▸ Task description:
Quote all of the data exactly as given. Skip every picture it contains.

▼

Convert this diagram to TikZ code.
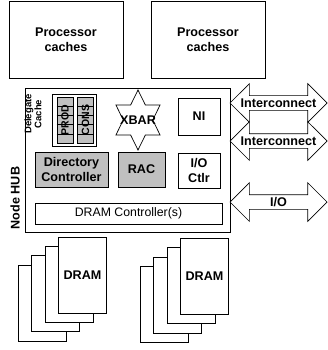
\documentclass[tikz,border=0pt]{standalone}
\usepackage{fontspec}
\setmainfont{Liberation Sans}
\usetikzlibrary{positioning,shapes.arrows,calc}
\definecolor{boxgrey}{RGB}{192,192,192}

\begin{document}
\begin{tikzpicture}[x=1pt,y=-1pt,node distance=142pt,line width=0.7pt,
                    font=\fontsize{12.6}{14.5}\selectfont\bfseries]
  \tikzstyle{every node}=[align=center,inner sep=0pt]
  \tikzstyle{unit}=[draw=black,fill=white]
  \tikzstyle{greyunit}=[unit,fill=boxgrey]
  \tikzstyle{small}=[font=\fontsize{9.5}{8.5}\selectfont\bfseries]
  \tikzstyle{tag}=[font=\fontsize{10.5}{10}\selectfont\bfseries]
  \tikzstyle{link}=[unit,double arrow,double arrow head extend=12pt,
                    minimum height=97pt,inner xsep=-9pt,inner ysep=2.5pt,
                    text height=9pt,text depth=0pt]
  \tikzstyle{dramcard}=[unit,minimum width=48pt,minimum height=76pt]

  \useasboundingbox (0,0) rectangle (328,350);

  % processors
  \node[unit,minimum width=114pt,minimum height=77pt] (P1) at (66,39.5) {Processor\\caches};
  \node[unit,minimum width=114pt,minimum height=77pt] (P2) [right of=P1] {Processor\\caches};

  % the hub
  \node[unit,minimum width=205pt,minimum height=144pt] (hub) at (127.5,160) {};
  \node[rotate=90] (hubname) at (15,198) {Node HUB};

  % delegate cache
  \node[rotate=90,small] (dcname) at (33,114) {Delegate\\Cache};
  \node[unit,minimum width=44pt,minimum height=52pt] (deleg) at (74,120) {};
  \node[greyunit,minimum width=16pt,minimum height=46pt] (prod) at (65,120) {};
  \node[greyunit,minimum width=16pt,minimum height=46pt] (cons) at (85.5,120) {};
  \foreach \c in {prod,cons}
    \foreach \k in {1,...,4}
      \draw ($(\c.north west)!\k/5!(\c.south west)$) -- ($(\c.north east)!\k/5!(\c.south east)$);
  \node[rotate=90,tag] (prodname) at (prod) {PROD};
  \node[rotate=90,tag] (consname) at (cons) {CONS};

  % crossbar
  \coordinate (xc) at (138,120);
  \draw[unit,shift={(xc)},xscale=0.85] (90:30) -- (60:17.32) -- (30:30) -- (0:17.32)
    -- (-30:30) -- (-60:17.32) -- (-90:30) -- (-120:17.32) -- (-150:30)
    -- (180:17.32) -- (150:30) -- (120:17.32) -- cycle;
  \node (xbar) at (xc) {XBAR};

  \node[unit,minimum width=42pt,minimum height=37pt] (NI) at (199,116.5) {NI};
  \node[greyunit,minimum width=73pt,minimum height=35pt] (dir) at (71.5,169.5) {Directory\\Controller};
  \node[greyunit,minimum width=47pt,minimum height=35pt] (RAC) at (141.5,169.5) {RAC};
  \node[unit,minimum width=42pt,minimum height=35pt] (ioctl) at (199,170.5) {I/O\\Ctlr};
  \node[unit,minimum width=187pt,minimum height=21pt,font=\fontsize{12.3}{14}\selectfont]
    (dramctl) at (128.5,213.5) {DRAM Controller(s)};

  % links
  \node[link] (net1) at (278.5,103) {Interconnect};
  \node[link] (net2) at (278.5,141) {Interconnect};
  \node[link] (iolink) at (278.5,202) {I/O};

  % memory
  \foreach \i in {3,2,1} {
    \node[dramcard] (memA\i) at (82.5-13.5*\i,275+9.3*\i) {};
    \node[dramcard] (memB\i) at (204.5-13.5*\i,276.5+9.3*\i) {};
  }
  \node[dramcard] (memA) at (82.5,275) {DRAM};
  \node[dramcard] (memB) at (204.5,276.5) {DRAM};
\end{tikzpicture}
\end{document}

▲

▸ Response to this task:
Convert this diagram to TikZ code.
\documentclass[tikz,border=0pt]{standalone}
\usepackage{fontspec}
\setmainfont{Liberation Sans}
\usetikzlibrary{positioning,shapes.arrows,calc}
\definecolor{boxgrey}{RGB}{192,192,192}

\begin{document}
\begin{tikzpicture}[x=1pt,y=-1pt,node distance=142pt,line width=0.7pt,
                    font=\fontsize{12.6}{14.5}\selectfont\bfseries]
  \tikzstyle{every node}=[align=center,inner sep=0pt]
  \tikzstyle{unit}=[draw=black,fill=white]
  \tikzstyle{greyunit}=[unit,fill=boxgrey]
  \tikzstyle{small}=[font=\fontsize{9.5}{8.5}\selectfont\bfseries]
  \tikzstyle{tag}=[font=\fontsize{10.5}{10}\selectfont\bfseries]
  \tikzstyle{link}=[unit,double arrow,double arrow head extend=12pt,
                    minimum height=97pt,inner xsep=-9pt,inner ysep=2.5pt,
                    text height=9pt,text depth=0pt]
  \tikzstyle{dramcard}=[unit,minimum width=48pt,minimum height=76pt]

  \useasboundingbox (0,0) rectangle (328,350);

  % processors
  \node[unit,minimum width=114pt,minimum height=77pt] (P1) at (66,39.5) {Processor\\caches};
  \node[unit,minimum width=114pt,minimum height=77pt] (P2) [right of=P1] {Processor\\caches};

  % the hub
  \node[unit,minimum width=205pt,minimum height=144pt] (hub) at (127.5,160) {};
  \node[rotate=90] (hubname) at (15,198) {Node HUB};

  % delegate cache
  \node[rotate=90,small] (dcname) at (33,114) {Delegate\\Cache};
  \node[unit,minimum width=44pt,minimum height=52pt] (deleg) at (74,120) {};
  \node[greyunit,minimum width=16pt,minimum height=46pt] (prod) at (65,120) {};
  \node[greyunit,minimum width=16pt,minimum height=46pt] (cons) at (85.5,120) {};
  \foreach \c in {prod,cons}
    \foreach \k in {1,...,4}
      \draw ($(\c.north west)!\k/5!(\c.south west)$) -- ($(\c.north east)!\k/5!(\c.south east)$);
  \node[rotate=90,tag] (prodname) at (prod) {PROD};
  \node[rotate=90,tag] (consname) at (cons) {CONS};

  % crossbar
  \coordinate (xc) at (138,120);
  \draw[unit,shift={(xc)},xscale=0.85] (90:30) -- (60:17.32) -- (30:30) -- (0:17.32)
    -- (-30:30) -- (-60:17.32) -- (-90:30) -- (-120:17.32) -- (-150:30)
    -- (180:17.32) -- (150:30) -- (120:17.32) -- cycle;
  \node (xbar) at (xc) {XBAR};

  \node[unit,minimum width=42pt,minimum height=37pt] (NI) at (199,116.5) {NI};
  \node[greyunit,minimum width=73pt,minimum height=35pt] (dir) at (71.5,169.5) {Directory\\Controller};
  \node[greyunit,minimum width=47pt,minimum height=35pt] (RAC) at (141.5,169.5) {RAC};
  \node[unit,minimum width=42pt,minimum height=35pt] (ioctl) at (199,170.5) {I/O\\Ctlr};
  \node[unit,minimum width=187pt,minimum height=21pt,font=\fontsize{12.3}{14}\selectfont]
    (dramctl) at (128.5,213.5) {DRAM Controller(s)};

  % links
  \node[link] (net1) at (278.5,103) {Interconnect};
  \node[link] (net2) at (278.5,141) {Interconnect};
  \node[link] (iolink) at (278.5,202) {I/O};

  % memory
  \foreach \i in {3,2,1} {
    \node[dramcard] (memA\i) at (82.5-13.5*\i,275+9.3*\i) {};
    \node[dramcard] (memB\i) at (204.5-13.5*\i,276.5+9.3*\i) {};
  }
  \node[dramcard] (memA) at (82.5,275) {DRAM};
  \node[dramcard] (memB) at (204.5,276.5) {DRAM};
\end{tikzpicture}
\end{document}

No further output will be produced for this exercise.